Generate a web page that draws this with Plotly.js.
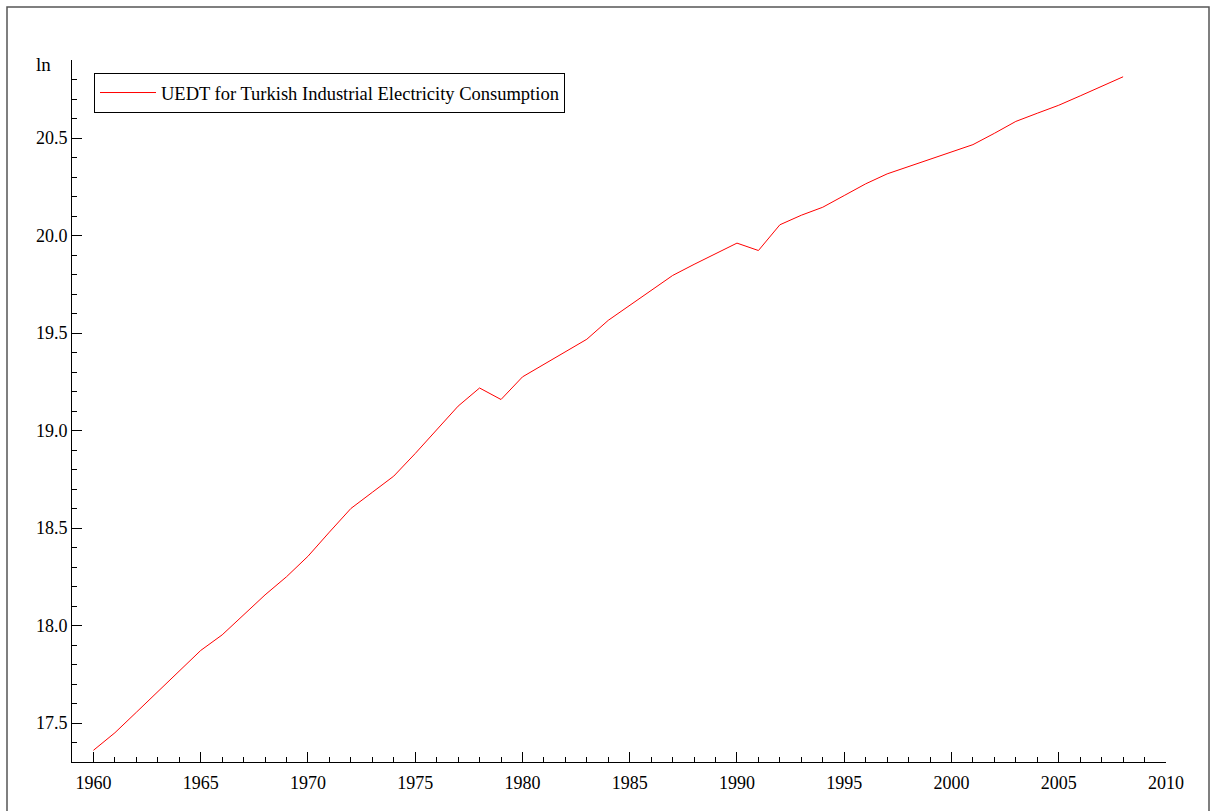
<!DOCTYPE html>
<html>
<head>
<meta charset="utf-8">
<script src="https://cdn.plot.ly/plotly-3.0.1.min.js"></script>
<style>
  html, body { margin: 0; padding: 0; background: #ffffff; }
  #chart { width: 1215px; height: 811px; }
</style>
</head>
<body>
<div id="chart"></div>
<script>
// Years of observation
const years = [
  1960, 1961, 1962, 1963, 1964, 1965, 1966, 1967, 1968, 1969,
  1970, 1971, 1972, 1973, 1974, 1975, 1976, 1977, 1978, 1979,
  1980, 1981, 1982, 1983, 1984, 1985, 1986, 1987, 1988, 1989,
  1990, 1991, 1992, 1993, 1994, 1995, 1996, 1997, 1998, 1999,
  2000, 2001, 2002, 2003, 2004, 2005, 2006, 2007, 2008
];

// Underlying energy demand trend (natural log)
const uedtLn = [
  17.360, 17.450, 17.555, 17.660, 17.765, 17.872, 17.952, 18.054, 18.157, 18.250,
  18.355, 18.479, 18.600, 18.683, 18.766, 18.882, 19.002, 19.125, 19.218, 19.159,
  19.275, 19.340, 19.405, 19.468, 19.565, 19.642, 19.718, 19.795, 19.852, 19.907,
  19.961, 19.923, 20.055, 20.104, 20.145, 20.205, 20.265, 20.316, 20.354, 20.390,
  20.428, 20.466, 20.524, 20.585, 20.627, 20.668, 20.716, 20.764, 20.814
];

const seriesName = 'UEDT for Turkish Industrial Electricity Consumption';
const chartTitle = 'Turkish Industrial Electricity Consumption';
const yUnitLabel = 'ln';

const serif = "'Liberation Serif', 'Times New Roman', Times, serif";

const trace = {
  x: years,
  y: uedtLn,
  type: 'scatter',
  mode: 'lines',
  name: seriesName,
  line: { color: '#ff0000', width: 1 },
  showlegend: true
};

// pixel helpers for the 1215x811 canvas
const W = 1215, H = 811;
const M = { l: 72, r: 49, t: 60, b: 49 };
const pw = W - M.l - M.r, ph = H - M.t - M.b;
const px = v => (v - M.l) / pw;
const py = v => 1 - (v - M.t) / ph;

const layout = {
  width: W,
  height: H,
  margin: M,
  paper_bgcolor: '#ffffff',
  plot_bgcolor: '#ffffff',
  font: { family: serif, size: 18, color: '#000000' },
  showlegend: true,
  legend: {
    x: px(94), y: py(73),
    xanchor: 'left', yanchor: 'top',
    bgcolor: '#ffffff',
    bordercolor: '#000000',
    borderwidth: 1,
    itemwidth: 56,
    font: { family: serif, size: 18.5, color: '#000000' }
  },
  xaxis: {
    range: [1959, 2010],
    showgrid: false,
    zeroline: false,
    showline: true,
    linecolor: '#000000',
    linewidth: 1,
    ticks: 'inside',
    ticklen: 10,
    tickcolor: '#000000',
    tickwidth: 1,
    tick0: 1960,
    dtick: 5,
    ticklabelstandoff: 4,
    minor: { ticks: 'inside', ticklen: 5, dtick: 1, tick0: 1960, tickcolor: '#000000', showgrid: false },
    tickfont: { family: serif, size: 18, color: '#000000' }
  },
  yaxis: {
    range: [17.3, 20.9],
    showgrid: false,
    zeroline: false,
    showline: true,
    linecolor: '#000000',
    linewidth: 1,
    ticks: 'inside',
    ticklen: 10,
    tickcolor: '#000000',
    tickwidth: 1,
    tick0: 17.5,
    dtick: 0.5,
    tickformat: '.1f',
    minor: { ticks: 'inside', ticklen: 5, dtick: 0.1, tick0: 17.5, tickcolor: '#000000', showgrid: false },
    tickfont: { family: serif, size: 18, color: '#000000' }
  },
  shapes: [
    {
      type: 'rect', xref: 'paper', yref: 'paper', layer: 'below',
      x0: px(7), x1: px(1209), y0: py(830), y1: py(7),
      line: { color: '#555555', width: 1.5 }, fillcolor: 'rgba(0,0,0,0)'
    }
  ],
  annotations: [
    {
      text: yUnitLabel, xref: 'paper', yref: 'paper',
      x: px(34), y: py(64), xanchor: 'left', yanchor: 'middle',
      showarrow: false, font: { family: serif, size: 19, color: '#000000' }
    },
    {
      text: '<b>' + chartTitle + '</b>', xref: 'paper', yref: 'paper',
      x: px(32), y: py(2), xanchor: 'left', yanchor: 'bottom',
      showarrow: false, font: { family: serif, size: 15, color: '#000000' }
    }
  ]
};

Plotly.newPlot('chart', [trace], layout, { staticPlot: true, displayModeBar: false });
</script>
</body>
</html>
⁂
§ **WHAT NEEDS TO BE DONE**
Repeat only what lies between the start of the data and the end of the line containing "const py = v => 1 - (v - M.t) / ph;", exactly, with pictures left out.

§ **CORRECT RESULT**
Generate a web page that draws this with Plotly.js.
<!DOCTYPE html>
<html>
<head>
<meta charset="utf-8">
<script src="https://cdn.plot.ly/plotly-3.0.1.min.js"></script>
<style>
  html, body { margin: 0; padding: 0; background: #ffffff; }
  #chart { width: 1215px; height: 811px; }
</style>
</head>
<body>
<div id="chart"></div>
<script>
// Years of observation
const years = [
  1960, 1961, 1962, 1963, 1964, 1965, 1966, 1967, 1968, 1969,
  1970, 1971, 1972, 1973, 1974, 1975, 1976, 1977, 1978, 1979,
  1980, 1981, 1982, 1983, 1984, 1985, 1986, 1987, 1988, 1989,
  1990, 1991, 1992, 1993, 1994, 1995, 1996, 1997, 1998, 1999,
  2000, 2001, 2002, 2003, 2004, 2005, 2006, 2007, 2008
];

// Underlying energy demand trend (natural log)
const uedtLn = [
  17.360, 17.450, 17.555, 17.660, 17.765, 17.872, 17.952, 18.054, 18.157, 18.250,
  18.355, 18.479, 18.600, 18.683, 18.766, 18.882, 19.002, 19.125, 19.218, 19.159,
  19.275, 19.340, 19.405, 19.468, 19.565, 19.642, 19.718, 19.795, 19.852, 19.907,
  19.961, 19.923, 20.055, 20.104, 20.145, 20.205, 20.265, 20.316, 20.354, 20.390,
  20.428, 20.466, 20.524, 20.585, 20.627, 20.668, 20.716, 20.764, 20.814
];

const seriesName = 'UEDT for Turkish Industrial Electricity Consumption';
const chartTitle = 'Turkish Industrial Electricity Consumption';
const yUnitLabel = 'ln';

const serif = "'Liberation Serif', 'Times New Roman', Times, serif";

const trace = {
  x: years,
  y: uedtLn,
  type: 'scatter',
  mode: 'lines',
  name: seriesName,
  line: { color: '#ff0000', width: 1 },
  showlegend: true
};

// pixel helpers for the 1215x811 canvas
const W = 1215, H = 811;
const M = { l: 72, r: 49, t: 60, b: 49 };
const pw = W - M.l - M.r, ph = H - M.t - M.b;
const px = v => (v - M.l) / pw;
const py = v => 1 - (v - M.t) / ph;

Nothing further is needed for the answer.